Sem ainda se saber ao certo que medidas de segurança serão obrigatórias de cumprir na “nova normalidade” — a ACPEEP sugeriu 28 ao Governo –, tudo aponta que a utilização de termómetros infravermelhos, por exemplo, bem como máscaras, viseira e álcool certamente se tornem obrigatórias. 

A posição da Deco

A Deco, em contraponto, pede cautela e aconselha a creches a não tomar “uma atitude tão agressiva”. Em declarações à TVI24, Carolina Gouveia disse que devem procurar sim “um acordo e perceber porque é que a família não pagou. Se calhar ficou sem emprego ou qualquer tipo de rendimento.”

“Encostar as famílias à parede não é a melhor atitude, é preciso saber, na prática, o que diz o regulamento das escolas sobre estas situações. Muito provavelmente uma mensalidade em atraso não implica recusar a entrada de uma criança na escola. E mesmo que esteja escrito, é preciso ter em conta que a escola também esteve fechada”, reforçou a mesma representante.

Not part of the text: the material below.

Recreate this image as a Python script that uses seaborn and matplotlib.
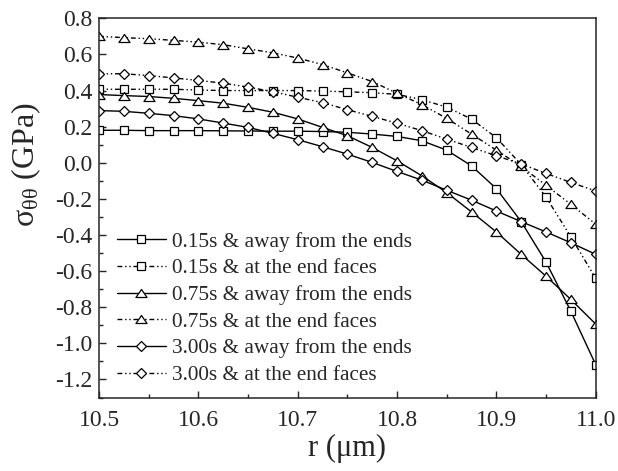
import numpy as np
import pandas as pd
import matplotlib
matplotlib.use("Agg")
import matplotlib.pyplot as plt
import seaborn as sns
from matplotlib.path import Path
from matplotlib.ticker import MultipleLocator, FormatStrFormatter

# radial positions (um)
r = [10.500, 10.525, 10.550, 10.575, 10.600, 10.625, 10.650, 10.675, 10.700,
     10.725, 10.750, 10.775, 10.800, 10.825, 10.850, 10.875, 10.900, 10.925,
     10.950, 10.975, 11.000]

# hoop stress (GPa)
s015_away = [0.180, 0.180, 0.178, 0.178, 0.178, 0.177, 0.176, 0.175, 0.175,
             0.173, 0.169, 0.159, 0.146, 0.122, 0.070, -0.017, -0.143, -0.326,
             -0.550, -0.822, -1.118]
s015_end = [0.407, 0.407, 0.407, 0.407, 0.403, 0.400, 0.400, 0.400, 0.400,
            0.397, 0.393, 0.388, 0.379, 0.350, 0.308, 0.242, 0.139, -0.010,
            -0.190, -0.410, -0.640]
s075_away = [0.378, 0.372, 0.367, 0.357, 0.344, 0.330, 0.307, 0.280, 0.243,
             0.196, 0.150, 0.085, 0.011, -0.072, -0.165, -0.272, -0.383, -0.507,
             -0.628, -0.757, -0.893]
s075_end = [0.700, 0.693, 0.687, 0.678, 0.668, 0.654, 0.631, 0.609, 0.580,
            0.544, 0.498, 0.450, 0.385, 0.322, 0.246, 0.159, 0.070, -0.020,
            -0.125, -0.230, -0.340]
s300_away = [0.289, 0.285, 0.274, 0.261, 0.243, 0.220, 0.196, 0.163, 0.128,
             0.089, 0.048, 0.002, -0.048, -0.096, -0.152, -0.207, -0.267, -0.326,
             -0.383, -0.443, -0.507]
s300_end = [0.493, 0.493, 0.483, 0.470, 0.456, 0.441, 0.419, 0.394, 0.363,
            0.333, 0.294, 0.257, 0.219, 0.178, 0.131, 0.085, 0.039, -0.007,
            -0.059, -0.109, -0.156]

labels = ["0.15s & away from the ends", "0.15s & at the end faces",
          "0.75s & away from the ends", "0.75s & at the end faces",
          "3.00s & away from the ends", "3.00s & at the end faces"]

sns.set_style("ticks")
plt.rcParams["font.family"] = ["Liberation Serif", "DejaVu Serif"]
plt.rcParams["mathtext.fontset"] = "custom"
plt.rcParams["mathtext.rm"] = "Liberation Serif"
plt.rcParams["mathtext.it"] = "Liberation Serif:italic"

fig = plt.figure(figsize=(6.18, 4.71), dpi=100)
ax = fig.add_axes([0.1602, 0.156, 0.8037, 0.8051])

# slightly flattened open triangle
tri = Path([(-1.0, -0.72), (1.0, -0.72), (0.0, 0.72), (-1.0, -0.72)],
           [Path.MOVETO, Path.LINETO, Path.LINETO, Path.CLOSEPOLY])
dotted = (0, (3.5, 2, 1, 2, 1, 2))
styles = [("s", 5.6, "-"), ("s", 5.6, dotted),
          (tri, 8.0, "-"), (tri, 8.0, dotted),
          ("D", 5.6, "-"), ("D", 5.6, dotted)]
series = [s015_away, s015_end, s075_away, s075_end, s300_away, s300_end]

for vals, lab, (mk, ms, ls) in zip(series, labels, styles):
    df = pd.DataFrame({"r": r, "sigma": vals})
    sns.lineplot(data=df, x="r", y="sigma", ax=ax, color="black",
                 linewidth=1.0, linestyle=ls, marker=mk, markersize=ms,
                 markerfacecolor="white", markeredgecolor="black",
                 markeredgewidth=0.9, label=lab, errorbar=None, sort=False)

ax.set_xlim(10.5, 11.0)
ax.set_ylim(-1.3, 0.8)
ax.xaxis.set_major_locator(MultipleLocator(0.1))
ax.xaxis.set_minor_locator(MultipleLocator(0.05))
ax.yaxis.set_major_locator(MultipleLocator(0.2))
ax.yaxis.set_minor_locator(MultipleLocator(0.1))
ax.xaxis.set_major_formatter(FormatStrFormatter("%.1f"))
ax.yaxis.set_major_formatter(FormatStrFormatter("%.1f"))
ax.tick_params(which="both", direction="in", top=False, right=False,
               width=1.0, labelsize=17)
ax.tick_params(which="major", length=4.8, pad=5)
ax.tick_params(which="minor", length=2.8)
ax.tick_params(axis="x", which="major", pad=9)
for sp in ax.spines.values():
    sp.set_linewidth(1.1)
    sp.set_visible(True)

ax.set_xlabel("r (μm)", fontsize=22, labelpad=2)
ax.set_ylabel(r"$\mathregular{σ_{θθ}}$ (GPa)", fontsize=23, labelpad=4)
ax.yaxis.set_label_coords(-0.112, 0.613)

leg = ax.legend(loc="upper left", bbox_to_anchor=(0.036, 0.437),
                frameon=False, fontsize=15.3, numpoints=1, handlelength=2.3,
                handletextpad=0.3, labelspacing=0.32, borderpad=0,
                borderaxespad=0)

fig.savefig("out.png", dpi=100)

A associação de defesa do consumidor aconselha que quem quiser fazer uma reclamação deve fazê-lo por escrito, via e-mail, onde explica o porquê de não ter pago. Nesse mesmo documento deverá também explicar que há uma vontade de voltar a usufruir do serviço e que há margem para se negociar uma solução. Carolina Gouveia explicou ainda que as escolas devem fazer um desconto mas pode haver sempre um valor a pagar, consoante o nível de ensino. 

A representante da Deco deixa ainda uma nota: para não se deixar de pagar têm de haver contrapartidas. “Se a escola cobrou os valores normais durante todos os meses, e os pais não pagaram porque estavam a protestar, a criança também não pode ser recusada (…) se a escola/ creche não deu nada há uma quebra de contrato e não podem ameaçar.”

Quem nunca fez qualquer esforço para tentar cumprir as suas obrigações “terá de liquidar primeiro a dívida se quiser que a criança regresse” ao estabelecimento de ensino.